The key to ESD design is to effectively manage static electricity and ensure equipment safety. In short, ESD protection is like water management: "blocking" is a shield, using an insulating barrier to resist high voltages of tens of thousands of volts; "draining" is a channel, using a low-resistance path to remove nano-coulomb charges. Both are indispensable. Only by collaborative design at the structural, circuit, and material levels can the "microscopic world" of electronic equipment be protected from instantaneous static electricity shocks.

Common ESD protection products in the electronics field:

ESD Grounding Clip: An ESD grounding clip is a tool used to directly ground devices susceptible to discharge events. When properly grounded in this way, the risk of ESD (electrostatic discharge) damage is greatly reduced.

Anti-static wrist straps (often called ESD wrist straps): work essentially the same way as static grounding clips, except they connect the user to ground instead of the electrical device being handled.

 

Sticky Roller: Also known as sticky roller or anti-static sticky roller, it is widely used in ESD control and clean room environment.

Anti-static bags: Used to store electronic products that are susceptible to static electricity. When you buy a motherboard, graphics card, or any device that contains a printed circuit board, it will usually be packed in an anti-static bag.
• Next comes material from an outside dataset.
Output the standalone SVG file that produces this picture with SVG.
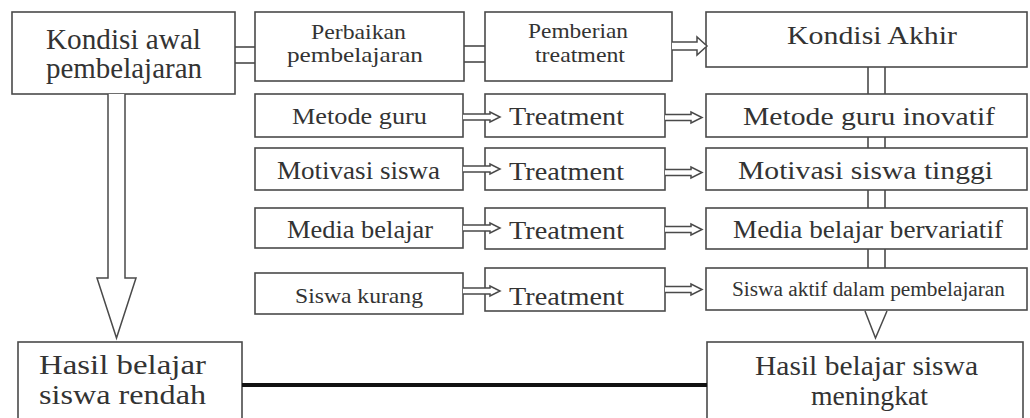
<svg xmlns="http://www.w3.org/2000/svg" width="1030" height="418" viewBox="0 0 1030 418">
<style>
.box{fill:#fff;stroke:#4a4a4a;stroke-width:1.6}
text{font-family:'Liberation Serif','DejaVu Serif',serif;fill:#333}
.ln{stroke:#4a4a4a;stroke-width:1.6;fill:none}
.ar{fill:#fff;stroke:#4a4a4a;stroke-width:1.5;stroke-linejoin:miter}
</style>
<rect width="1030" height="418" fill="#fff"/>
<g id="nodes" font-family="'Liberation Serif', serif">
<g id="kondisi-awal"><rect class="box" x="12" y="12" width="223" height="82"/>
<text x="46" y="49" font-size="29" textLength="155" lengthAdjust="spacingAndGlyphs">Kondisi awal</text>
<text x="46" y="78" font-size="29" textLength="156" lengthAdjust="spacingAndGlyphs">pembelajaran</text></g>
<g id="perbaikan"><rect class="box" x="255" y="12" width="209" height="69"/>
<text x="311" y="39" font-size="21" textLength="95" lengthAdjust="spacingAndGlyphs">Perbaikan</text>
<text x="287" y="62" font-size="21" textLength="136" lengthAdjust="spacingAndGlyphs">pembelajaran</text></g>
<g id="pemberian"><rect class="box" x="485" y="12" width="187" height="69"/>
<text x="528" y="38" font-size="21" textLength="100" lengthAdjust="spacingAndGlyphs">Pemberian</text>
<text x="535" y="62" font-size="21" textLength="90" lengthAdjust="spacingAndGlyphs">treatment</text></g>
<g id="kondisi-akhir"><rect class="box" x="706" y="12" width="321" height="55"/>
<text x="787" y="44" font-size="25" textLength="170" lengthAdjust="spacingAndGlyphs">Kondisi Akhir</text></g>

<g id="metode-guru"><rect class="box" x="255" y="94" width="208" height="43"/>
<text x="292" y="124" font-size="24" textLength="135" lengthAdjust="spacingAndGlyphs">Metode guru</text></g>
<g id="treatment-1"><rect class="box" x="485" y="94" width="180" height="43"/>
<text x="509" y="125" font-size="26" textLength="115" lengthAdjust="spacingAndGlyphs">Treatment</text></g>
<g id="metode-inovatif"><rect class="box" x="706" y="94" width="321" height="43"/>
<text x="743" y="125" font-size="25" textLength="252" lengthAdjust="spacingAndGlyphs">Metode guru inovatif</text></g>

<g id="motivasi"><rect class="box" x="255" y="148" width="208" height="42"/>
<text x="277" y="179" font-size="25" textLength="163" lengthAdjust="spacingAndGlyphs">Motivasi siswa</text></g>
<g id="treatment-2"><rect class="box" x="485" y="148" width="180" height="42"/>
<text x="509" y="180" font-size="26" textLength="115" lengthAdjust="spacingAndGlyphs">Treatment</text></g>
<g id="motivasi-tinggi"><rect class="box" x="706" y="148" width="321" height="42"/>
<text x="738" y="179" font-size="26" textLength="255" lengthAdjust="spacingAndGlyphs">Motivasi siswa tinggi</text></g>

<g id="media"><rect class="box" x="255" y="208" width="208" height="40"/>
<text x="287" y="238" font-size="25" textLength="146" lengthAdjust="spacingAndGlyphs">Media belajar</text></g>
<g id="treatment-3"><rect class="box" x="485" y="208" width="180" height="41"/>
<text x="509" y="239" font-size="26" textLength="115" lengthAdjust="spacingAndGlyphs">Treatment</text></g>
<g id="media-bervariatif"><rect class="box" x="706" y="208" width="321" height="41"/>
<text x="733" y="238" font-size="25" textLength="270" lengthAdjust="spacingAndGlyphs">Media belajar bervariatif</text></g>

<g id="siswa-kurang"><rect class="box" x="255" y="273" width="208" height="41"/>
<text x="295" y="303" font-size="22" textLength="128" lengthAdjust="spacingAndGlyphs">Siswa kurang</text></g>
<g id="treatment-4"><rect class="box" x="485" y="268" width="180" height="43"/>
<text x="509" y="305" font-size="26" textLength="115" lengthAdjust="spacingAndGlyphs">Treatment</text></g>
<g id="siswa-aktif"><rect class="box" x="706" y="268" width="321" height="42"/>
<text x="732" y="296" font-size="20" textLength="273" lengthAdjust="spacingAndGlyphs">Siswa aktif dalam pembelajaran</text></g>

<g id="hasil-rendah"><rect class="box" x="18" y="342" width="224" height="90"/>
<text x="39" y="374" font-size="27" textLength="167" lengthAdjust="spacingAndGlyphs">Hasil belajar</text>
<text x="39" y="404" font-size="27" textLength="167" lengthAdjust="spacingAndGlyphs">siswa rendah</text></g>
<g id="hasil-meningkat"><rect class="box" x="707" y="342" width="316" height="90"/>
<text x="755" y="375" font-size="27" textLength="223" lengthAdjust="spacingAndGlyphs">Hasil belajar siswa</text>
<text x="811" y="405" font-size="27" textLength="117" lengthAdjust="spacingAndGlyphs">meningkat</text></g>
</g>

<g id="connectors">
<line class="ln" x1="235" y1="47" x2="255" y2="47"/>
<line class="ln" x1="235" y1="63" x2="255" y2="63"/>
<line class="ln" x1="464" y1="46" x2="485" y2="46"/>
<line class="ln" x1="464" y1="62" x2="485" y2="62"/>
<path class="ar" d="M672,42 L697,42 L697,37 L707,46 L697,55 L697,50 L672,50"/>

<path class="ar" d="M463,114 L490,114 L490,112 L500,117 L490,122 L490,120 L463,120"/>
<path class="ar" d="M463,166 L490,166 L490,164 L500,169 L490,174 L490,172 L463,172"/>
<path class="ar" d="M463,225 L490,225 L490,223 L500,228 L490,233 L490,231 L463,231"/>
<path class="ar" d="M463,288 L490,288 L490,286 L500,291 L490,296 L490,294 L463,294"/>

<path class="ar" d="M665,114.5 L691,114.5 L691,112 L702,117.5 L691,123 L691,120.5 L665,120.5"/>
<path class="ar" d="M665,169.5 L691,169.5 L691,167 L702,172.5 L691,178 L691,175.5 L665,175.5"/>
<path class="ar" d="M665,226.5 L691,226.5 L691,224 L702,229.5 L691,235 L691,232.5 L665,232.5"/>
<path class="ar" d="M665,286.5 L691,286.5 L691,284 L702,289.5 L691,295 L691,292.5 L665,292.5"/>

<path class="ar" d="M108,94 L108,278 L97,278 L116.5,338 L136,278 L125,278 L125,94"/>

<g class="ln">
<line x1="868" y1="67" x2="868" y2="94"/><line x1="885" y1="67" x2="885" y2="94"/>
<line x1="868" y1="137" x2="868" y2="148"/><line x1="885" y1="137" x2="885" y2="148"/>
<line x1="868" y1="190" x2="868" y2="208"/><line x1="885" y1="190" x2="885" y2="208"/>
<line x1="868" y1="249" x2="868" y2="268"/><line x1="885" y1="249" x2="885" y2="268"/>
</g>
<path class="ar" d="M865,311 L875.5,338 L887,311"/>

<line x1="242" y1="385" x2="707" y2="385" stroke="#111" stroke-width="4"/>
</g>
</svg>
ESD shoes: The terms ESD safety shoes and anti-static shoes may often be used interchangeably, but technically have slightly different definitions. Both help to minimize static buildup caused by the wearer moving around by quickly conducting any potential charge to ground.

ESD Mat: Static control grounding mat. Usually made of ESD safe rubber or similar material.

ESD Gloves: Anti-static gloves for electronics, often called electrostatic discharge safety gloves, are required to be worn in almost all cleanrooms and static controlled environments. They make handling items and components such as PCBs, motherboards and backplanes safer without the risk of sudden static discharge to sensitive components.